Energy Reports (Nov 2020)
Technical and economic analysis of a solar air heating system integration in a residential building wall to increase energy efficiency by solar heat gain and thermal insulation
Abstract
Buildings are the major energy consumers, especially when they are located in severe climatic conditions where the energy requirements for heating and cooling are very high. Implementation of renewable energy sources in buildings to reduce their energy consumption and thus the fossil fuel consumption is a priority measure to reduce energy bill costs and greenhouse gas emissions, respectively. Although the initial cost of purchasing and installing renewable energy systems remains high, the costs associated with the operation and maintenance of these systems are negligible. This study aimed to analyse the integration of renewable energy sources in the building sector, namely the solar air heating system (SAHS), to assess the techno-economic-environmental performance of this system on reducing building energy consumption, economic benefits, and greenhouse gas emissions reduction. The paper analyses the annual efficiency of the SAHS integration into the building envelope, in a temperate-continental climate, with hot summers and cold winters. Finally, the proposed SAHS system was evaluated against the natural gas boiler heating system. The results of the financial analysis showed that the simple payback period of SAHS investment will recover in a period between 14 years to 5 years when the subsidies granted by the state are between 0% and 50%. The SAHS proposed here is economically feasible for the weather conditions and the building geographical orientation analysed and system implementation is a good solution to reduce buildings’ energy consumption by using renewable energy.
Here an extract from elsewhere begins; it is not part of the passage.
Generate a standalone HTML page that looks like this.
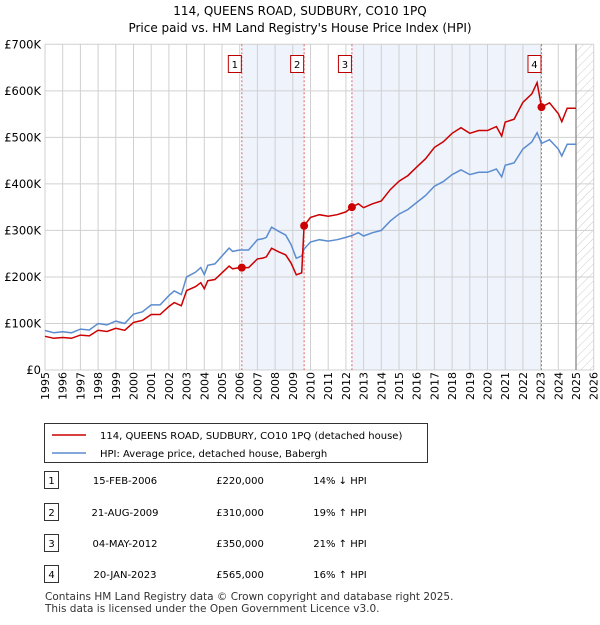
<!DOCTYPE html>
<html><head><meta charset="utf-8"><style>
body{margin:0;background:#fff;font-family:"Liberation Sans","DejaVu Sans",sans-serif;}
svg text{font-family:"DejaVu Sans","Liberation Sans",sans-serif;}
</style></head><body>
<svg id="c" width="600" height="620" viewBox="0 0 600 620" xmlns="http://www.w3.org/2000/svg">
<text x="300" y="15" text-anchor="middle" font-size="12">114, QUEENS ROAD, SUDBURY, CO10 1PQ</text>
<text x="300" y="32" text-anchor="middle" font-size="12">Price paid vs. HM Land Registry's House Price Index (HPI)</text>
<g id="plot"></g>
<g>
<rect x="44.5" y="423.5" width="383" height="39" fill="#fff" stroke="#333"/>
<line x1="52" y1="435" x2="86" y2="435" stroke="#cc0000" stroke-width="1.5"/>
<text x="100" y="439" font-size="10">114, QUEENS ROAD, SUDBURY, CO10 1PQ (detached house)</text>
<line x1="52" y1="453" x2="86" y2="453" stroke="#5b8ccf" stroke-width="1.5"/>
<text x="100" y="457" font-size="10">HPI: Average price, detached house, Babergh</text>
</g>
<g id="tbl" font-size="10"></g>
<text x="45" y="600" font-size="10.5" fill="#333">Contains HM Land Registry data © Crown copyright and database right 2025.</text>
<text x="45" y="612" font-size="10.5" fill="#333">This data is licensed under the Open Government Licence v3.0.</text>
</svg>
<script>
const hpiYears=[1995,1995.5,1996,1996.5,1997,1997.5,1998,1998.5,1999,1999.5,2000,2000.5,2001,2001.5,2002,2002.3,2002.7,2003,2003.5,2003.8,2004,2004.2,2004.6,2005,2005.4,2005.6,2006,2006.5,2007,2007.3,2007.5,2007.8,2008.2,2008.6,2008.9,2009.2,2009.5,2009.64,2010,2010.5,2011,2011.5,2012,2012.34,2012.7,2013,2013.5,2014,2014.5,2015,2015.5,2016,2016.5,2017,2017.5,2018,2018.5,2019,2019.5,2020,2020.5,2020.8,2021,2021.5,2022,2022.5,2022.8,2023.05,2023.5,2024,2024.2,2024.5,2025];
const hpiValues=[85,80,82,80,88,86,100,97,105,100,120,125,140,140,160,170,162,200,210,220,205,225,228,245,262,255,258,258,280,282,285,307,298,290,270,240,245,260,275,280,277,280,285,289,295,288,295,300,320,335,345,360,375,395,405,420,430,420,425,425,432,415,440,445,475,490,510,487,495,475,460,485,485];
const saleLabels=["1","2","3","4"];
const saleDates=[2006.12,2009.64,2012.34,2023.05];
const saleDateText=["15-FEB-2006","21-AUG-2009","04-MAY-2012","20-JAN-2023"];
const salePrices=[220,310,350,565];
const salePriceText=["£220,000","£310,000","£350,000","£565,000"];
const saleHpiText=["14% ↓ HPI","19% ↑ HPI","21% ↑ HPI","16% ↑ HPI"];
const yTicks=[0,100,200,300,400,500,600,700];
const yTickLabels=["£0","£100K","£200K","£300K","£400K","£500K","£600K","£700K"];
const xTicks=[1995,1996,1997,1998,1999,2000,2001,2002,2003,2004,2005,2006,2007,2008,2009,2010,2011,2012,2013,2014,2015,2016,2017,2018,2019,2020,2021,2022,2023,2024,2025,2026];

const NS="http://www.w3.org/2000/svg";
const X0=45,X1=593.7,Y0=370,Y1=44.3;
const xs=y=>X0+(y-1995)/(2026-1995)*(X1-X0);
const ys=v=>Y0-(v/700)*(Y0-Y1);
const plot=document.getElementById('plot');
function mk(tag,attrs,parent){const e=document.createElementNS(NS,tag);for(const k in attrs)e.setAttribute(k,attrs[k]);(parent||plot).appendChild(e);return e;}
function hpiAt(t){for(let i=0;i<hpiYears.length-1;i++){if(t<=hpiYears[i+1]){const f=(t-hpiYears[i])/(hpiYears[i+1]-hpiYears[i]);return hpiValues[i]+f*(hpiValues[i+1]-hpiValues[i]);}}return hpiValues[hpiValues.length-1];}

// shaded spans
for(let i=0;i<saleDates.length;i+=2){
  const end=i+1<saleDates.length?saleDates[i+1]:2025;
  const r=mk('rect',{x:xs(saleDates[i]),y:Y1,width:xs(end)-xs(saleDates[i]),height:Y0-Y1,fill:'#eef3fc'});
  
  
}
// hatch
const defs=mk('defs',{});
const pat=mk('pattern',{id:'h',width:6,height:6,patternUnits:'userSpaceOnUse',patternTransform:'rotate(45)'},defs);
mk('line',{x1:0,y1:0,x2:0,y2:6,stroke:'#ccc','stroke-width':1},pat);
const hr=mk('rect',{x:xs(2025),y:Y1,width:X1-xs(2025),height:Y0-Y1,fill:'url(#h)'});


// grid
xTicks.forEach(t=>{
  const l=mk('line',{x1:xs(t),x2:xs(t),y1:Y1,y2:Y0,stroke:'#d0d0d0','stroke-width':1});
  
  
  const tx=mk('text',{x:0,y:0,'font-size':11,transform:`translate(${xs(t)+4},${Y0+30}) rotate(-90)`});
  tx.textContent=t;
  
  
});
yTicks.forEach((v,i)=>{
  const l=mk('line',{x1:X0,x2:X1,y1:ys(v),y2:ys(v),stroke:'#d0d0d0','stroke-width':1});
  
  
  const tx=mk('text',{x:41,y:ys(v)+4,'font-size':11.5,'text-anchor':'end'});
  tx.textContent=yTickLabels[i];
  
  
});
const vl=mk('line',{x1:xs(2025),x2:xs(2025),y1:Y1,y2:Y0,stroke:'#999','stroke-width':1.5});


// sale lines
saleDates.forEach((d,i)=>{
  const l=mk('line',{x1:xs(d),x2:xs(d),y1:Y1,y2:Y0,stroke:'#e06060','stroke-width':1,'stroke-dasharray':'2,2'});
  
  
  const g=mk('g',{});
  
  
  mk('rect',{x:xs(d)-13.5,y:55.5,width:13,height:17,fill:'#fff',stroke:'#b00'},g);
  const t=mk('text',{x:xs(d)-7,y:68,'font-size':10,'text-anchor':'middle'},g);
  t.textContent=saleLabels[i];
});
// HPI line
let p='';hpiYears.forEach((y,i)=>{p+=(i?'L':'M')+xs(y).toFixed(1)+','+ys(hpiValues[i]).toFixed(1);});
const hl=mk('path',{d:p,fill:'none',stroke:'#5b8ccf','stroke-width':1.5});


// Property line: HPI scaled by sale ratio
function ratioAt(t){let k=0;for(let i=0;i<saleDates.length;i++)if(t>=saleDates[i]-1e-6)k=i;return salePrices[k]/hpiAt(saleDates[k]);}
let pts=[];
hpiYears.forEach((y,i)=>{
  saleDates.forEach(d=>{ if(i>0&&d>hpiYears[i-1]&&d<y){pts.push([d,hpiAt(d)*ratioAt(d-1e-4)]);pts.push([d,hpiAt(d)*ratioAt(d)]);} });
  pts.push([y,hpiValues[i]*ratioAt(y)]);
});
let q='';pts.forEach((pt,i)=>{q+=(i?'L':'M')+xs(pt[0]).toFixed(1)+','+ys(pt[1]).toFixed(1);});
const rl=mk('path',{d:q,fill:'none',stroke:'#cc0000','stroke-width':1.5});


saleDates.forEach((d,i)=>{
  const c=mk('circle',{cx:xs(d),cy:ys(salePrices[i]),r:4,fill:'#cc0000'});
  
  
});
// table
const tbl=document.getElementById('tbl');
const rowY=[482,514,545,576];
saleLabels.forEach((lab,i)=>{
  const g=mk('g',{},tbl);
  
  
  mk('rect',{x:44.5,y:rowY[i]-10.5,width:14,height:17,fill:'#fff',stroke:'#333'},g);
  const a=mk('text',{x:51.5,y:rowY[i]+2,'text-anchor':'middle'},g);a.textContent=lab;
  const b=mk('text',{x:125,y:rowY[i]+2,'text-anchor':'middle'},g);b.textContent=saleDateText[i];
  const c=mk('text',{x:240,y:rowY[i]+2,'text-anchor':'middle'},g);c.textContent=salePriceText[i];
  const d=mk('text',{x:340,y:rowY[i]+2,'text-anchor':'middle'},g);d.textContent=saleHpiText[i];
});
</script>
</body></html>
The results show that the implementation of SAHS efficiently reduces, depending on weather conditions, the dependence on fossil fuels by reducing the thermal energy need to heat the building by a minimum of 15.53% in 2011 and a maximum of 24, 68% in 2007. Installing SAHS on the building wall, it will reduce the building heat loss through the wall, achieving a lost heat recovery at a rate ranging between 9.8% and 12.51%. Besides the economic benefits, the paper also highlights the environmental benefits of reducing CO2 emissions. Thus, the use of this system will reduce yearly CO2 emissions, depending on weather conditions, between 38 t CO2/year (2014) and 44 t CO2/year (2007).